By 2000 People In Aid had recommended policies including child protection and whistleblowing. Compliance with its code was the subject of external audit and reporting. In 2015 People In Aid merged with the Core Humanitarian Standards (CHS) Alliance in Geneva where other donors support its work.
Thus, it has been open to successive governments and regulators, as well as agencies themselves, to benchmark, monitor and investigate employment practice in the aid sector for some years. If they did, why were senior officials apparently unaware of allegations now making news? If they did not, how seriously can we take proposals for new initiatives?
Quality and good management need long-term attention and adequate resources. Without these, as in other sectors, vulnerable people and innocent workers will bear the cost.
Sara Davidson
(Former CEO, People In Aid)
Didcot, Oxfordshire
• Oxfam’s CEO, Mark Goldring, may be right (‘Anything we say is manipulated’, 17 February). Is someone going after Oxfam – or is it just media love of self-righteous horror? It is now clear, and unsurprising, that there are sexual predators in many organisations, including the BBC, the churches and parliament. Yet no one is threatening their existence on this account. And surely these organisations are easier to manage and monitor than international aid teams in disaster areas around the world?
Monitoring mechanisms in every organisation could be, should be, and now are being, improved. But it is worth recognising that accountability has a price. Social workers, for example, now have to spend more time creating a “paper trail” of what they have done than helping clients. Is this what those who are helped by the NGOs, in Haiti and around the world, would want – so we can feel better?
Professor Dyan Mazurana, whose research team has studied this problem in some depth, said: “Oxfam is best practice. It is widely viewed by other international NGOs as having the best safeguarding unit and the best safeguarding policies and practices in place.” I am doubling my donation this year.
Hugh Burkhardt
Nottingham
• It is easy to be appalled by the revelations about aid workers engaging the services of prostitutes in Haiti and the subsequent apparent cover-up, but we should think more carefully about the systemic aspects of how humanitarian aid is delivered and how this may be allowing, or even encouraging, such things to happen.
The neoliberal paradigm that dominates current political and economic life has meant that aid (both humanitarian and development) has increasingly been privatised, shifting away from delivery by governments to delivery by non-governmental organisations as implementing partners.
Agencies such as Oxfam therefore find themselves operating in a highly competitive environment, where they are bidding for aid contracts in order to sustain their existence. Bad publicity, such as would be engendered by revelations about sexual exploitation, is therefore to be avoided at all costs.

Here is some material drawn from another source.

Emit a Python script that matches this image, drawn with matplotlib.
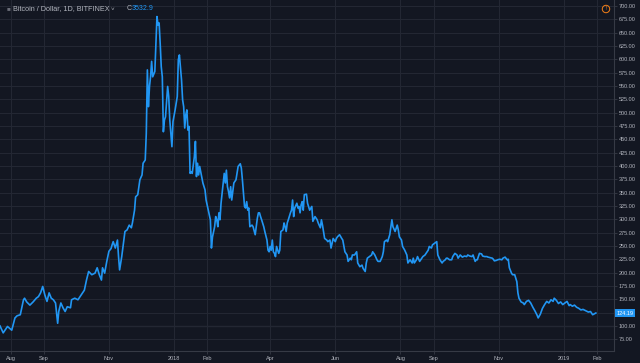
import matplotlib
matplotlib.use("Agg")
import matplotlib.pyplot as plt
import matplotlib.transforms as mtransforms
import pandas as pd

# days since 2017-07-22 and the plotted value (percent scale, 100 = start)
start_date = "2017-07-22"
days = [
    0, 3, 7, 11, 14, 16, 19, 22, 23, 25, 28, 31, 34, 36, 38, 40, 42, 44, 46, 48,
    50, 52, 54, 55, 57, 59, 61, 63, 66, 67, 70, 73, 76, 79, 81, 83, 86, 89, 91, 93,
    95, 96, 98, 100, 102, 104,
    105, 106, 108, 110, 111, 112, 114, 116, 117, 119, 121, 123, 124, 126, 127, 129,
    131, 133, 134, 136, 137, 138, 139, 140, 141, 142, 143, 145, 146, 147, 148, 149,
    150, 151, 152, 153, 154, 155, 157, 158, 159, 161, 162, 164, 166, 167, 168, 170,
    171, 172, 173, 174, 175, 176, 177, 178, 179, 180, 182, 183, 184, 185, 186, 187,
    188, 189, 190, 192, 193, 195, 196,
    197, 198, 199, 201, 202, 203, 204, 205, 206, 207, 208, 210, 211, 212, 213, 214,
    215, 216, 217, 218, 219, 221, 222, 223, 225, 226, 227, 228, 229, 230, 231, 232,
    233, 234, 236, 237, 239, 241, 242, 243, 244, 245, 247, 248, 250, 251, 252, 253,
    254, 255, 256, 257, 258, 259, 261, 262, 263, 265, 266, 267, 268, 269, 270, 272,
    273, 274, 275, 276, 278, 279, 280, 281, 282, 283, 284, 285, 287, 288, 290, 292,
    293, 295, 297, 298, 300, 301, 302,
    304, 306, 307, 309, 310, 312, 314, 315, 316, 318, 320, 321, 323, 325, 326, 328,
    329, 330, 332, 334, 335, 337, 339, 340, 342, 343, 344, 346, 348, 349, 351, 353,
    354, 356, 358, 359, 360, 362, 363, 365, 367, 368, 370, 372, 373, 374, 376, 377,
    379, 381, 382, 384, 386, 387, 388, 390, 391, 393, 395, 396, 398, 400, 401, 402,
    404, 405, 407, 409, 410, 412, 414, 415, 417, 418, 419, 421, 423, 424, 426, 428,
    429, 431, 432, 433, 435, 437, 438, 440, 442, 443, 445, 446, 447, 449, 451, 452,
    454, 456, 457, 459, 461, 462, 463, 465, 466, 468, 470, 471, 473, 475, 476, 477,
    479, 480, 482, 484, 485, 486,
    488, 490, 491, 493, 495, 497, 499, 501, 503, 504, 506, 508, 510, 512, 514, 516,
    518, 519, 521, 523, 525, 527, 529, 531, 533, 534, 536, 538, 540, 542, 544, 546,
    548, 549, 551, 553, 555, 557, 558,
]
values = [
    100, 87, 99, 92, 115, 119, 121, 149, 152, 145, 139, 145, 152, 155, 162, 174, 158, 146, 162, 152,
    149, 143, 105, 127, 143, 134, 127, 136, 134, 149, 152, 149, 158, 167, 186, 202, 196, 199, 209, 196,
    186, 209, 199, 221, 240, 245,
    252, 258, 246, 261, 230, 205, 230, 261, 277, 280, 289, 284, 293, 317, 342, 346,
    374, 383, 405, 411, 461, 580, 511, 549, 567, 596, 567, 577, 630, 680, 664, 668,
    630, 586, 567, 464, 486, 492, 549, 530, 486, 436, 483, 505, 530, 599, 608, 561,
    524, 511, 471, 496, 505, 467, 474, 386, 389, 386, 417, 446, 380, 405, 383, 399,
    389, 380, 368, 355, 336, 317, 308,
    299, 246, 267, 286, 305, 299, 286, 312, 299, 330, 349, 386, 368, 392, 361, 352,
    340, 361, 336, 352, 368, 374, 386, 399, 404, 396, 374, 349, 324, 321, 333, 317,
    321, 286, 289, 286, 271, 302, 312, 312, 305, 299, 286, 277, 261, 242, 239, 249,
    242, 261, 239, 236, 230, 249, 236, 242, 277, 280, 293, 286, 277, 293, 299, 312,
    317, 336, 305, 321, 330, 321, 324, 312, 327, 333, 317, 346, 347, 330, 317, 324,
    296, 305, 299, 293, 284, 299, 289,
    264, 261, 258, 261, 246, 264, 258, 264, 267, 271, 264, 261, 239, 233, 221, 227,
    224, 233, 233, 239, 218, 211, 214, 208, 202, 218, 227, 230, 233, 239, 233, 224,
    221, 221, 230, 239, 258, 261, 258, 271, 299, 286, 277, 289, 280, 267, 261, 249,
    242, 233, 218, 224, 218, 227, 218, 224, 230, 221, 227, 230, 233, 239, 242, 249,
    246, 252, 255, 258, 233, 224, 218, 221, 224, 227, 227, 224, 224, 230, 236, 233,
    227, 233, 231, 229, 231, 230, 233, 231, 230, 233, 221, 224, 224, 236, 235, 231,
    230, 230, 229, 228, 227, 225, 222, 223, 224, 225, 224, 227, 229, 224, 225, 209,
    199, 196, 196, 183, 162, 152,
    145, 143, 140, 146, 148, 143, 135, 128, 120, 115, 122, 133, 140, 146, 143, 149,
    146, 152, 148, 142, 145, 140, 143, 146, 138, 140, 137, 139, 135, 133, 130, 131,
    129, 128, 126, 127, 121, 123, 124.19,
]

tick_dates = ["2017-08-01", "2017-09-01", "2017-11-01", "2018-01-01", "2018-02-01",
              "2018-04-01", "2018-06-01", "2018-08-01", "2018-09-01", "2018-11-01",
              "2019-01-01", "2019-02-01"]
tick_labels = ["Aug", "Sep", "Nov", "2018", "Feb", "Apr", "Jun", "Aug", "Sep",
               "Nov", "2019", "Feb"]
y_ticks = list(range(75, 701, 25))

last_close = "3532.9"
BG = "#131722"
GRID = "#232733"
LINE = "#2196f3"
TEXT = "#b2b5be"


def plot_chart():
    """
    Draws the dark trading-view style line chart and saves it to out.png
    """
    plt.rcParams['font.family'] = ['Liberation Sans', 'DejaVu Sans']
    dates = pd.Timestamp(start_date) + pd.to_timedelta(days, unit="D")

    fig = plt.figure(figsize=(6.4, 3.63), dpi=100, facecolor=BG)
    ax = fig.add_axes([0.0, 12 / 363, 614 / 640, 351 / 363])
    ax.set_facecolor(BG)

    ax.plot(dates, values, color=LINE, lw=1.2, solid_joinstyle="round", zorder=3)

    ax.set_xlim(pd.Timestamp(start_date), pd.Timestamp(start_date) + pd.Timedelta(days=575))
    ax.set_ylim(53, 711)

    ax.set_xticks(pd.to_datetime(tick_dates))
    ax.set_xticklabels(tick_labels)
    ax.yaxis.tick_right()
    ax.set_yticks(y_ticks)
    # the 125 label sits under the last price badge, so it is left blank
    ax.set_yticklabels(["" if v == 125 else f"{v:.2f}" for v in y_ticks])
    ax.tick_params(axis="both", colors="#363a45", labelcolor=TEXT, labelsize=4, length=2, width=0.6, pad=1.5)

    ax.grid(True, color=GRID, lw=0.8, zorder=0)
    ax.axhline(100, color="#4a4e5a", lw=0.8, zorder=1)

    for side in ["top", "left"]:
        ax.spines[side].set_visible(False)
    for side in ["right", "bottom"]:
        ax.spines[side].set_color("#363a45")
        ax.spines[side].set_linewidth(0.8)

    # last price marker on the right scale
    trans = mtransforms.blended_transform_factory(ax.transAxes, ax.transData)
    ax.text(1.004, values[-1], f"{values[-1]:.2f}", transform=trans, fontsize=4, color="white",
            va="center", ha="left", clip_on=False,
            bbox=dict(boxstyle="square,pad=0.35", fc=LINE, ec="none"))

    # header
    fig.text(7 / 640, 1 - 9 / 363, "\u25a0", color="#6a6d78", fontsize=4.5, va="center", ha="left")
    fig.text(13 / 640, 1 - 9 / 363, "Bitcoin / Dollar, 1D, BITFINEX", color=TEXT, fontsize=5.2,
             va="center", ha="left")
    fig.text(111 / 640, 1 - 9 / 363, "\u02c5", color=TEXT, fontsize=4.5, va="center", ha="left")
    fig.text(127 / 640, 1 - 9 / 363, "C", color=TEXT, fontsize=5.0, va="center", ha="left")
    fig.text(132 / 640, 1 - 9 / 363, last_close, color=LINE, fontsize=5.0, va="center", ha="left")

    # alert icon
    fig.text(606 / 640, 1 - 9 / 363, "!", color="#f57f17", fontsize=3.5, va="center", ha="center",
             bbox=dict(boxstyle="circle,pad=0.25", fc="none", ec="#f57f17", lw=0.7))

    fig.savefig("out.png", dpi=100, facecolor=BG)


if __name__ == "__main__":
    plot_chart()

But have we not been here before, recently? We have after all just seen Carillion forced to continue bidding to be awarded government contracts so that it could survive (or not).
Privatisation of public services has been promoted as necessary because of the dynamism and efficiency of the private sector (including both corporate and aid charity actors), but it has unintended consequences. When survival is at stake, openness and honesty are early casualties.
Bryan Hopkins
Sheffield
• As a worker in the safeguarding field I am distressed but not surprised by the Oxfam scandal. We are bombarded by the story of a small group of aid workers masquerading as goodies but behaving like baddies, and the people in the know behaving as bystanders and doing nothing. Well, welcome to “planet human”.
Such abuse is tragically endemic in institutions functioning in areas of power imbalance. Shakespeare clocked it in Measure for Measure with the fall of the righteous Angelo from virtue to vice once given absolute power. It’s probably been going on since time began.
We are right to be incensed by the exploitation of the vulnerable, wherever it happens. In this moral panic, however, our outrage may be exacerbated by the feeling that we have also been mistreated or duped, by being encouraged to give donations in good faith, to fund unacceptable deeds. This understandable reaction is, I fear, at risk of being manipulated by some people in power who have an agenda to cut foreign aid.
We need to be pushing for more robust and accountable safeguarding strategies to be implemented in all organisations and for there to be an ethos where people who know about wrongdoing feel empowered to tell. There are still plenty of “goodies” in the aid world and I, for one, greatly admire the work of Oxfam and will not be cancelling my standing order.